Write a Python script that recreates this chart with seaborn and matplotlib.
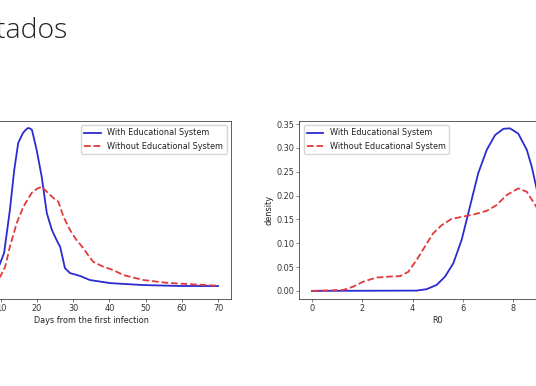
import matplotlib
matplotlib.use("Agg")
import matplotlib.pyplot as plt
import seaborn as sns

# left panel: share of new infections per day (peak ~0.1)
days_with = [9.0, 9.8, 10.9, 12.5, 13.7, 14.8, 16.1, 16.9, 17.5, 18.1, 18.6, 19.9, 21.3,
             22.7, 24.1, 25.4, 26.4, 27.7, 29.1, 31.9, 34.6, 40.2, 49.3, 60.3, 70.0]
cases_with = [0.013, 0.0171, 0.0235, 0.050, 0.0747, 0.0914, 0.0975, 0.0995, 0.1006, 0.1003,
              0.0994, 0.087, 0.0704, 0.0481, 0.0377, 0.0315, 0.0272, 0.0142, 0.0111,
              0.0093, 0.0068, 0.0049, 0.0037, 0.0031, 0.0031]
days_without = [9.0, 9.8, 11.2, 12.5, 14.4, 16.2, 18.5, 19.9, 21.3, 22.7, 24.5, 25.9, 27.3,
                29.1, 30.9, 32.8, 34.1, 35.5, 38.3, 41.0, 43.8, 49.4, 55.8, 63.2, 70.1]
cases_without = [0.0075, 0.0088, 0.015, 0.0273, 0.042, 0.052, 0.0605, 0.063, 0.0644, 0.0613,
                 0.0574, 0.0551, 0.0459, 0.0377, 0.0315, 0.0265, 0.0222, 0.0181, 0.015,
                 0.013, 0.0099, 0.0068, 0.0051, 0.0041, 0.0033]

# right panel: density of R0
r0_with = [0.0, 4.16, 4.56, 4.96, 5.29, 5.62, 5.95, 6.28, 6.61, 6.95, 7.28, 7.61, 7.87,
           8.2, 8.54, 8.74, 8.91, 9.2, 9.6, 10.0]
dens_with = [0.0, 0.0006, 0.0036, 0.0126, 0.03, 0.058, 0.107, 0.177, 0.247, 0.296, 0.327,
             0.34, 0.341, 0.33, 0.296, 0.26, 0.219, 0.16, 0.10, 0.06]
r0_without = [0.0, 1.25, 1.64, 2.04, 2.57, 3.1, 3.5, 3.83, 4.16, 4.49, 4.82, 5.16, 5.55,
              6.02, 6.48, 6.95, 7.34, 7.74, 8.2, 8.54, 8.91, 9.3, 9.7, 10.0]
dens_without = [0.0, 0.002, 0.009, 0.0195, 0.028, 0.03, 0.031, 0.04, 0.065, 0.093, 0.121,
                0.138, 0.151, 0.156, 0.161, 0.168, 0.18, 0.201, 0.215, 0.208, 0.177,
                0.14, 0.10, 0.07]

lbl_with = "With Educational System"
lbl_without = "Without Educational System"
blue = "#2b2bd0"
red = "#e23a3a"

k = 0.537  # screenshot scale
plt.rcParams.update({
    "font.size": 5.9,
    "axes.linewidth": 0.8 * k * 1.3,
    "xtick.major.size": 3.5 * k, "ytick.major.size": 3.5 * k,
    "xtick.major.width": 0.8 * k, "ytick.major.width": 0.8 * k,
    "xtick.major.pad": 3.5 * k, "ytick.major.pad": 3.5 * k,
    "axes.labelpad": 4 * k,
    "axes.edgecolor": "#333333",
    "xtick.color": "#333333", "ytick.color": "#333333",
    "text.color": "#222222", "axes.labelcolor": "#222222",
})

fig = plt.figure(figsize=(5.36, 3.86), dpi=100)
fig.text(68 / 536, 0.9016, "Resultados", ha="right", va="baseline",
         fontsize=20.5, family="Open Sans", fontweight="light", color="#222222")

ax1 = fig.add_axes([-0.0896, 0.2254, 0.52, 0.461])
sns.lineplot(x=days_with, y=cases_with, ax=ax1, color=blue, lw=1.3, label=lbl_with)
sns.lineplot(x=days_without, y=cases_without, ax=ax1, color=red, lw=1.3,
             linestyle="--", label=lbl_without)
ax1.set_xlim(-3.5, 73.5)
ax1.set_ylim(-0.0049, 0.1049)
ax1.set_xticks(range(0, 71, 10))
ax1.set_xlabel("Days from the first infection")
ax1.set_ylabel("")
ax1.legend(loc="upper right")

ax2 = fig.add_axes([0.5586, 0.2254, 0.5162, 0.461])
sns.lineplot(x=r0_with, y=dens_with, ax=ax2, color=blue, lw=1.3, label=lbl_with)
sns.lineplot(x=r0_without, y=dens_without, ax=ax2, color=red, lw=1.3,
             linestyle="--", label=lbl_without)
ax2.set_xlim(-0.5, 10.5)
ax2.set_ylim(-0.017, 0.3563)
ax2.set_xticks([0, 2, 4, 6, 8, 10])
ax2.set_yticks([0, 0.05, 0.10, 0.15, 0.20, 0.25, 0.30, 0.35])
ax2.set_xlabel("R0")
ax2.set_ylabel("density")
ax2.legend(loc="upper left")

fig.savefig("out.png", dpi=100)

+++

- [Aim]: Exclude every picture and copy the remaining data exactly.

- [Final answer]:
Write a Python script that recreates this chart with seaborn and matplotlib.
import matplotlib
matplotlib.use("Agg")
import matplotlib.pyplot as plt
import seaborn as sns

# left panel: share of new infections per day (peak ~0.1)
days_with = [9.0, 9.8, 10.9, 12.5, 13.7, 14.8, 16.1, 16.9, 17.5, 18.1, 18.6, 19.9, 21.3,
             22.7, 24.1, 25.4, 26.4, 27.7, 29.1, 31.9, 34.6, 40.2, 49.3, 60.3, 70.0]
cases_with = [0.013, 0.0171, 0.0235, 0.050, 0.0747, 0.0914, 0.0975, 0.0995, 0.1006, 0.1003,
              0.0994, 0.087, 0.0704, 0.0481, 0.0377, 0.0315, 0.0272, 0.0142, 0.0111,
              0.0093, 0.0068, 0.0049, 0.0037, 0.0031, 0.0031]
days_without = [9.0, 9.8, 11.2, 12.5, 14.4, 16.2, 18.5, 19.9, 21.3, 22.7, 24.5, 25.9, 27.3,
                29.1, 30.9, 32.8, 34.1, 35.5, 38.3, 41.0, 43.8, 49.4, 55.8, 63.2, 70.1]
cases_without = [0.0075, 0.0088, 0.015, 0.0273, 0.042, 0.052, 0.0605, 0.063, 0.0644, 0.0613,
                 0.0574, 0.0551, 0.0459, 0.0377, 0.0315, 0.0265, 0.0222, 0.0181, 0.015,
                 0.013, 0.0099, 0.0068, 0.0051, 0.0041, 0.0033]

# right panel: density of R0
r0_with = [0.0, 4.16, 4.56, 4.96, 5.29, 5.62, 5.95, 6.28, 6.61, 6.95, 7.28, 7.61, 7.87,
           8.2, 8.54, 8.74, 8.91, 9.2, 9.6, 10.0]
dens_with = [0.0, 0.0006, 0.0036, 0.0126, 0.03, 0.058, 0.107, 0.177, 0.247, 0.296, 0.327,
             0.34, 0.341, 0.33, 0.296, 0.26, 0.219, 0.16, 0.10, 0.06]
r0_without = [0.0, 1.25, 1.64, 2.04, 2.57, 3.1, 3.5, 3.83, 4.16, 4.49, 4.82, 5.16, 5.55,
              6.02, 6.48, 6.95, 7.34, 7.74, 8.2, 8.54, 8.91, 9.3, 9.7, 10.0]
dens_without = [0.0, 0.002, 0.009, 0.0195, 0.028, 0.03, 0.031, 0.04, 0.065, 0.093, 0.121,
                0.138, 0.151, 0.156, 0.161, 0.168, 0.18, 0.201, 0.215, 0.208, 0.177,
                0.14, 0.10, 0.07]

lbl_with = "With Educational System"
lbl_without = "Without Educational System"
blue = "#2b2bd0"
red = "#e23a3a"

k = 0.537  # screenshot scale
plt.rcParams.update({
    "font.size": 5.9,
    "axes.linewidth": 0.8 * k * 1.3,
    "xtick.major.size": 3.5 * k, "ytick.major.size": 3.5 * k,
    "xtick.major.width": 0.8 * k, "ytick.major.width": 0.8 * k,
    "xtick.major.pad": 3.5 * k, "ytick.major.pad": 3.5 * k,
    "axes.labelpad": 4 * k,
    "axes.edgecolor": "#333333",
    "xtick.color": "#333333", "ytick.color": "#333333",
    "text.color": "#222222", "axes.labelcolor": "#222222",
})

fig = plt.figure(figsize=(5.36, 3.86), dpi=100)
fig.text(68 / 536, 0.9016, "Resultados", ha="right", va="baseline",
         fontsize=20.5, family="Open Sans", fontweight="light", color="#222222")

ax1 = fig.add_axes([-0.0896, 0.2254, 0.52, 0.461])
sns.lineplot(x=days_with, y=cases_with, ax=ax1, color=blue, lw=1.3, label=lbl_with)
sns.lineplot(x=days_without, y=cases_without, ax=ax1, color=red, lw=1.3,
             linestyle="--", label=lbl_without)
ax1.set_xlim(-3.5, 73.5)
ax1.set_ylim(-0.0049, 0.1049)
ax1.set_xticks(range(0, 71, 10))
ax1.set_xlabel("Days from the first infection")
ax1.set_ylabel("")
ax1.legend(loc="upper right")

ax2 = fig.add_axes([0.5586, 0.2254, 0.5162, 0.461])
sns.lineplot(x=r0_with, y=dens_with, ax=ax2, color=blue, lw=1.3, label=lbl_with)
sns.lineplot(x=r0_without, y=dens_without, ax=ax2, color=red, lw=1.3,
             linestyle="--", label=lbl_without)
ax2.set_xlim(-0.5, 10.5)
ax2.set_ylim(-0.017, 0.3563)
ax2.set_xticks([0, 2, 4, 6, 8, 10])
ax2.set_yticks([0, 0.05, 0.10, 0.15, 0.20, 0.25, 0.30, 0.35])
ax2.set_xlabel("R0")
ax2.set_ylabel("density")
ax2.legend(loc="upper left")

fig.savefig("out.png", dpi=100)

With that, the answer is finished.